Pathologist Dr Nicholas Hunt said Mr Sherratt suffered 38 injuries, including 23 to his face and head, and died within an hour of being hit - of lack of oxygen due to blood blocking his airways.
The court heard Mr Sherratt, a successful and affluent businessman, had been living in Bridgnorth after buying a plot of land there for a housing development project.
But the twice-divorced father-of-three, who was lonely and craved companionship, became “infatuated” with Bate whom he met through a Birmingham based escort agency.
He told friends Bate was his ‘girlfriend’ and he lavished money on her - spending on hotels and entertainment and putting £8,000 into her boyfriend's bank account. He also planned to take her on holiday to Dubai but she had no passport.

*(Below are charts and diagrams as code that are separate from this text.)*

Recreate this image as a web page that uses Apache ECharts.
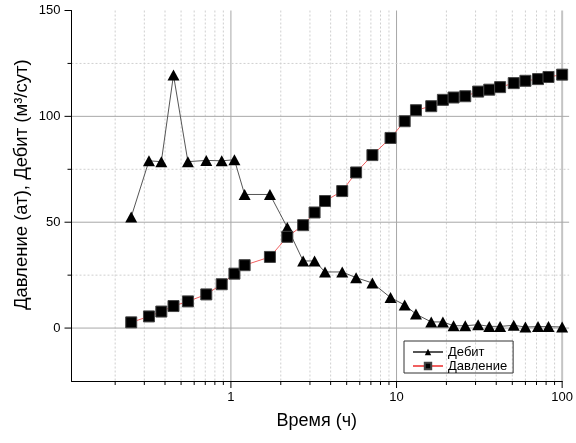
<!DOCTYPE html>
<html>
<head>
<meta charset="utf-8">
<script src="https://cdn.jsdelivr.net/npm/echarts@6/dist/echarts.min.js"></script>
<style>html,body{margin:0;padding:0;background:#fff}#c{width:576px;height:443px}</style>
</head>
<body>
<div id="c"></div>
<script>
// ---- data ----
var time = [0.25, 0.32, 0.38, 0.45, 0.55, 0.71, 0.88, 1.05, 1.21, 1.72,
            2.19, 2.73, 3.2, 3.7, 4.7, 5.7, 7.15, 9.2, 11.2, 13.1,
            16.2, 19.05, 22.1, 26, 31.1, 36.3, 42.2, 51, 60, 71.5,
            82.7, 100];
var debit = [52.5, 79, 78.6, 119.5, 78.6, 79.2, 79, 79.5, 63.1, 63.1,
             47.5, 31.7, 31.7, 26.5, 26.5, 23.8, 21.3, 14.4, 10.9, 6.6,
             2.9, 2.9, 1.1, 1.1, 1.6, 0.8, 0.8, 1.3, 0.5, 0.7,
             0.7, 0.5];
var pressure = [2.7, 5.5, 7.8, 10.4, 12.6, 15.9, 20.7, 25.7, 29.7, 33.6,
                43.1, 48.6, 54.6, 60.0, 64.7, 73.5, 81.7, 89.8, 97.7, 102.9,
                104.8, 107.8, 108.9, 109.5, 111.7, 112.6, 113.8, 115.7, 116.8, 117.6,
                118.6, 119.7];
var seriesNames = ['Дебит', 'Давление'];
var xMajorTicks = [1, 10, 100];
var xMinorTicks = [0.2,0.3,0.4,0.5,0.6,0.7,0.8,0.9, 2,3,4,5,6,7,8,9, 20,30,40,50,60,70,80,90];
var yMajorTicks = [0, 50, 100, 150];
var yMinorTicks = [25, 75, 125];
var X_MIN = 0.109, X_MAX = 100, Y_MIN = -25, Y_MAX = 150;

var FONT = 'Liberation Sans, Arial, sans-serif';

function zip(a, b) { return a.map(function (v, i) { return [v, b[i]]; }); }

var vData = xMajorTicks.map(function (v) { return [v, 0, 1]; })
  .concat(xMinorTicks.map(function (v) { return [v, 0, 0]; }));
var hData = yMajorTicks.map(function (v) { return [1, v, 1]; })
  .concat(yMinorTicks.map(function (v) { return [1, v, 0]; }));

function renderV(params, api) {
  var x = api.value(0), major = api.value(2);
  var top = api.coord([x, Y_MAX]), bot = api.coord([x, Y_MIN]);
  var children = [];
  children.push({
    type: 'line',
    shape: { x1: top[0], y1: top[1], x2: bot[0], y2: bot[1] },
    style: major ? { stroke: x === X_MAX ? '#c4c4c4' : '#a8a8a8', lineWidth: x === X_MAX ? 2 : 1 }
                 : { stroke: '#cfcfcf', lineWidth: 1, lineDash: [2, 2] }
  });
  children.push({
    type: 'line',
    shape: { x1: bot[0], y1: bot[1], x2: bot[0], y2: bot[1] + (major ? 7 : 4) },
    style: { stroke: '#000', lineWidth: 1 }
  });
  return { type: 'group', children: children };
}
function renderH(params, api) {
  var y = api.value(1), major = api.value(2);
  var l = api.coord([X_MIN, y]), r = api.coord([X_MAX, y]);
  var children = [];
  if (y !== Y_MAX) {
    children.push({
      type: 'line',
      shape: { x1: l[0], y1: l[1], x2: r[0] + 7, y2: r[1] },
      style: major ? { stroke: '#a8a8a8', lineWidth: 1 }
                   : { stroke: '#cfcfcf', lineWidth: 1, lineDash: [2, 2] }
    });
  }
  children.push({
    type: 'line',
    shape: { x1: l[0], y1: l[1], x2: l[0] - (major ? 7 : 4), y2: l[1] },
    style: { stroke: '#000', lineWidth: 1 }
  });
  return { type: 'group', children: children };
}

var chart = echarts.init(document.getElementById('c'));
chart.setOption({
  animation: false,
  backgroundColor: '#fff',
  grid: { left: 71.5, right: 10.5, top: 10.5, bottom: 62, containLabel: false },
  legend: {
    data: seriesNames,
    orient: 'vertical',
    left: 404, top: 341,
    padding: [4, 6, 0, 8],
    itemGap: 0,
    itemWidth: 30, itemHeight: 8,
    borderColor: '#333', borderWidth: 1,
    textStyle: { fontFamily: FONT, fontSize: 13, lineHeight: 14, color: '#000' }
  },
  xAxis: {
    type: 'log', logBase: 10, min: X_MIN, max: X_MAX,
    name: 'Время (ч)', nameLocation: 'middle', nameGap: 31, nameMoveOverlap: false,
    nameTextStyle: { fontFamily: FONT, fontSize: 18, color: '#000' },
    axisLine: { onZero: false, lineStyle: { color: '#000', width: 1 } },
    axisTick: { show: false },
    splitLine: { show: false },
    axisLabel: {
      margin: 10, fontFamily: FONT, fontSize: 13, color: '#000',
      showMinLabel: true, showMaxLabel: true, hideOverlap: false,
      formatter: function (v) {
        var l = Math.log(v) / Math.LN10;
        return Math.abs(l - Math.round(l)) < 1e-6 && v >= 1 ? String(Math.round(v)) : '';
      }
    }
  },
  yAxis: {
    type: 'value', min: Y_MIN, max: Y_MAX, interval: 25,
    name: 'Давление (ат), Дебит (м³/сут)', nameLocation: 'middle', nameGap: 40, nameMoveOverlap: false,
    nameTextStyle: { fontFamily: FONT, fontSize: 18.5, color: '#000', padding: [0, 0, 0, 22] },
    axisLine: { show: true, onZero: false, lineStyle: { color: '#000', width: 1 } },
    axisTick: { show: false },
    splitLine: { show: false },
    axisLabel: {
      margin: 11, fontFamily: FONT, fontSize: 13, color: '#000',
      formatter: function (v) { return v % 50 === 0 && v >= 0 ? String(v) : ''; }
    }
  },
  series: [
    { type: 'custom', name: 'vgrid', renderItem: renderV, data: vData, encode: { x: 0, y: 1 }, z: 0, silent: true, clip: false },
    { type: 'custom', name: 'hgrid', renderItem: renderH, data: hData, encode: { x: 0, y: 1 }, z: 0, silent: true, clip: false },
    {
      name: seriesNames[0], type: 'line', data: zip(time, debit), z: 3,
      symbol: 'triangle', symbolSize: [12, 11], showAllSymbol: true,
      itemStyle: { color: '#000', borderColor: '#000', borderWidth: 0 },
      lineStyle: { color: '#555', width: 1 }
    },
    {
      name: seriesNames[1], type: 'line', data: zip(time, pressure), z: 4,
      symbol: 'rect', symbolSize: 11, showAllSymbol: true,
      itemStyle: { color: '#000', borderColor: '#444', borderWidth: 1 },
      lineStyle: { color: '#f06060', width: 1 }
    }
  ]
});
</script>
</body>
</html>
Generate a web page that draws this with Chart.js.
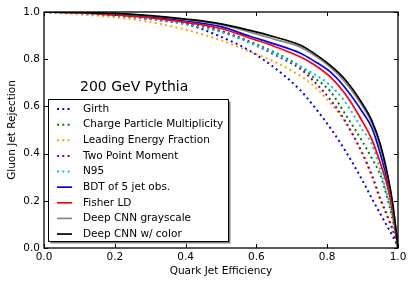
<!DOCTYPE html>
<html>
<head>
<meta charset="utf-8">
<script src="https://cdn.jsdelivr.net/npm/chart.js@4.4.1/dist/chart.umd.min.js"></script>
<style>
  html, body { margin: 0; padding: 0; background: #fff; }
  #wrap { position: relative; width: 415px; height: 287px; }
</style>
</head>
<body>
<div id="wrap"><canvas id="roc"></canvas></div>
<script>
// quark jet efficiency (x) shared by every curve
const quarkEff   = [0, 0.1, 0.2, 0.3, 0.4, 0.5, 0.582, 0.65, 0.723, 0.76, 0.808, 0.85, 0.9, 0.926, 0.95, 0.972, 0.985, 0.995, 1];

// gluon jet rejection
const girth      = [1, 0.997, 0.99, 0.975, 0.95, 0.895, 0.835, 0.765, 0.67, 0.605, 0.51, 0.415, 0.285, 0.21, 0.145, 0.085, 0.05, 0.02, 0];
const chargeMult = [1, 0.995, 0.985, 0.97, 0.95, 0.92, 0.874, 0.83, 0.77, 0.725, 0.665, 0.57, 0.45, 0.38, 0.31, 0.20, 0.12, 0.045, 0];
const leadEnergy = [1, 0.99, 0.978, 0.957, 0.925, 0.88, 0.832, 0.79, 0.73, 0.69, 0.615, 0.535, 0.395, 0.30, 0.20, 0.12, 0.07, 0.03, 0];
const twoPoint   = [1, 0.995, 0.985, 0.97, 0.95, 0.918, 0.87, 0.82, 0.76, 0.71, 0.63, 0.54, 0.40, 0.31, 0.21, 0.13, 0.08, 0.03, 0];
const n95        = [1, 0.995, 0.985, 0.97, 0.948, 0.915, 0.87, 0.825, 0.77, 0.74, 0.69, 0.62, 0.50, 0.44, 0.33, 0.21, 0.13, 0.05, 0];
const bdt        = [1, 0.997, 0.99, 0.978, 0.962, 0.938, 0.897, 0.865, 0.826, 0.795, 0.747, 0.68, 0.575, 0.51, 0.40, 0.27, 0.16, 0.06, 0];
const fisher     = [1, 0.996, 0.987, 0.975, 0.956, 0.93, 0.889, 0.855, 0.81, 0.78, 0.726, 0.655, 0.535, 0.46, 0.36, 0.25, 0.15, 0.055, 0];
const cnnGray    = [1, 0.998, 0.993, 0.983, 0.968, 0.946, 0.915, 0.885, 0.852, 0.82, 0.768, 0.705, 0.60, 0.53, 0.43, 0.29, 0.18, 0.065, 0];
const cnnColor   = [1, 0.998, 0.994, 0.985, 0.97, 0.95, 0.922, 0.895, 0.86, 0.828, 0.775, 0.715, 0.61, 0.54, 0.44, 0.30, 0.19, 0.07, 0];

const tickValues = [0, 0.2, 0.4, 0.6, 0.8, 1.0];

const small = { family: 'DejaVu Sans', size: 10.5 };

function curve(label, ys, color, dotted, order) {
  return {
    label: label,
    data: ys.map((y, i) => ({ x: quarkEff[i], y: y })),
    borderColor: color,
    borderWidth: dotted ? 2 : 1.7,
    borderDash: dotted ? [2, 3.3] : [],
    borderCapStyle: 'butt',
    pointRadius: 0,
    fill: false,
    cubicInterpolationMode: 'monotone',
    order: order
  };
}

const datasets = [
  curve('Girth', girth, '#0000ff', true, 8),
  curve('Charge Particle Multiplicity', chargeMult, '#008000', true, 7),
  curve('Leading Energy Fraction', leadEnergy, '#ffa500', true, 6),
  curve('Two Point Moment', twoPoint, '#800080', true, 5),
  curve('N95', n95, '#00bfff', true, 4),
  curve('BDT of 5 jet obs.', bdt, '#0000ff', false, 3),
  curve('Fisher LD', fisher, '#ff0000', false, 2),
  curve('Deep CNN grayscale', cnnGray, '#888888', false, 1),
  curve('Deep CNN w/ color', cnnColor, '#000000', false, 0)
];

// frame with inward ticks on all four sides, like the matplotlib classic style
const frameTicks = {
  id: 'frameTicks',
  afterDatasetsDraw(chart) {
    const {ctx, chartArea: a, scales: {x, y}} = chart;
    ctx.save();
    ctx.strokeStyle = '#000';
    ctx.lineWidth = 1;
    tickValues.forEach(v => {
      const px = Math.round(x.getPixelForValue(v)) + 0.5;
      const py = Math.round(y.getPixelForValue(v)) + 0.5;
      ctx.beginPath();
      ctx.moveTo(px, a.bottom); ctx.lineTo(px, a.bottom - 4);
      ctx.moveTo(px, a.top); ctx.lineTo(px, a.top + 4);
      ctx.moveTo(a.left, py); ctx.lineTo(a.left + 4, py);
      ctx.moveTo(a.right, py); ctx.lineTo(a.right - 4, py);
      ctx.stroke();
    });
    ctx.lineWidth = 1.3;
    ctx.strokeRect(a.left, a.top, a.right - a.left, a.bottom - a.top);
    ctx.restore();
  }
};

// boxed legend inside the axes plus the sample label
const boxLegend = {
  id: 'boxLegend',
  afterDraw(chart) {
    const ctx = chart.ctx;
    const bx = 48.5, by = 99.5, bw = 180, bh = 142;
    ctx.save();
    ctx.fillStyle = '#808080';
    ctx.fillRect(bx + 2, by + 2, bw, bh);
    ctx.fillStyle = '#fff';
    ctx.fillRect(bx, by, bw, bh);
    ctx.strokeStyle = '#000';
    ctx.lineWidth = 1;
    ctx.strokeRect(bx, by, bw, bh);

    ctx.font = '10.5px "DejaVu Sans"';
    ctx.textBaseline = 'middle';
    ctx.textAlign = 'left';
    chart.data.datasets.forEach((ds, i) => {
      const ly = 109 + i * 15.63;
      ctx.beginPath();
      ctx.strokeStyle = ds.borderColor;
      ctx.lineWidth = ds.borderWidth;
      ctx.setLineDash(ds.borderDash);
      ctx.moveTo(57, ly);
      ctx.lineTo(72, ly);
      ctx.stroke();
      ctx.setLineDash([]);
      ctx.fillStyle = '#000';
      ctx.fillText(ds.label, 83, ly);
    });

    ctx.font = '14px "DejaVu Sans"';
    ctx.textBaseline = 'alphabetic';
    ctx.fillText('200 GeV Pythia', 80, 91);
    ctx.restore();
  }
};

new Chart(document.getElementById('roc').getContext('2d'), {
  type: 'line',
  data: { datasets: datasets },
  options: {
    responsive: true,
    maintainAspectRatio: false,
    animation: false,
    layout: { padding: { left: 0, right: 17, top: 12, bottom: 0 } },
    plugins: { legend: { display: false }, tooltip: { enabled: false } },
    scales: {
      x: {
        type: 'linear', min: 0, max: 1,
        afterFit: s => { s.height = 39; },
        afterBuildTicks: s => { s.ticks = tickValues.map(v => ({ value: v })); },
        ticks: { callback: v => v.toFixed(1), padding: 3, color: '#000', font: small, maxRotation: 0 },
        grid: { display: false, drawTicks: false },
        border: { display: false },
        title: { display: true, text: 'Quark Jet Efficiency', color: '#000', font: small, padding: { top: 0, bottom: 9 } }
      },
      y: {
        type: 'linear', min: 0, max: 1,
        afterFit: s => { s.width = 44; },
        afterBuildTicks: s => { s.ticks = tickValues.map(v => ({ value: v })); },
        ticks: { callback: v => v.toFixed(1), padding: 4, color: '#000', font: small },
        grid: { display: false, drawTicks: false },
        border: { display: false },
        title: { display: true, text: 'Gluon Jet Rejection', color: '#000', font: small, padding: { top: 6, bottom: 0 } }
      }
    }
  },
  plugins: [frameTicks, boxLegend]
});
</script>
</body>
</html>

Mr Sherratt even introduced Bate to his daughter Jenny, who didn’t approve of the situation but she said she did not interfere because her dad seemed happy.
Her father's relationship with Bate "soured" in May when he discovered £800 had been stolen from his bank account.
He confronted Bate about it and she admitted taking the money and demanded a further £2,000 - or she would tell the police that he had caused a black eye she was sporting.
The loss of her "sugar daddy" had a devastating effect on Bate, who was desperate to feed her drug habit, and by June she was sending text messages begging for money.
After her arrest, she told police she regarded Mr Sherratt as "just a punter" even though he thought it was a proper relationship.
David Mason QC, for Bate, said drugs and prostitution had been her "daily life" since the age of 14 and he told the court the crime was a "robbery that went wrong, badly wrong”.
Jane Sarginson, for Singh, told the judge her client “was besotted by Bate at the time of the robbery and he is besotted by her now”.
The self confessed killer told police he and Bate never intended to kill Mr Sherratt - only to rob him.
He admitted going to the flat with knives and said Bate ended up stabbing the victim in the arm and putting a cushion over his face and when he removed the pillow Mr Sherratt's face was purple.
Peter Grieves-Smith, prosecuting, said: “The plan originated from Bate, Singh agreed to it. Plainly they must have thought about it before going over.
"The fact that a cushion was put over his face could only have been for one reason and they must have known Mr Sherratt would be able to identify those who had entered his house."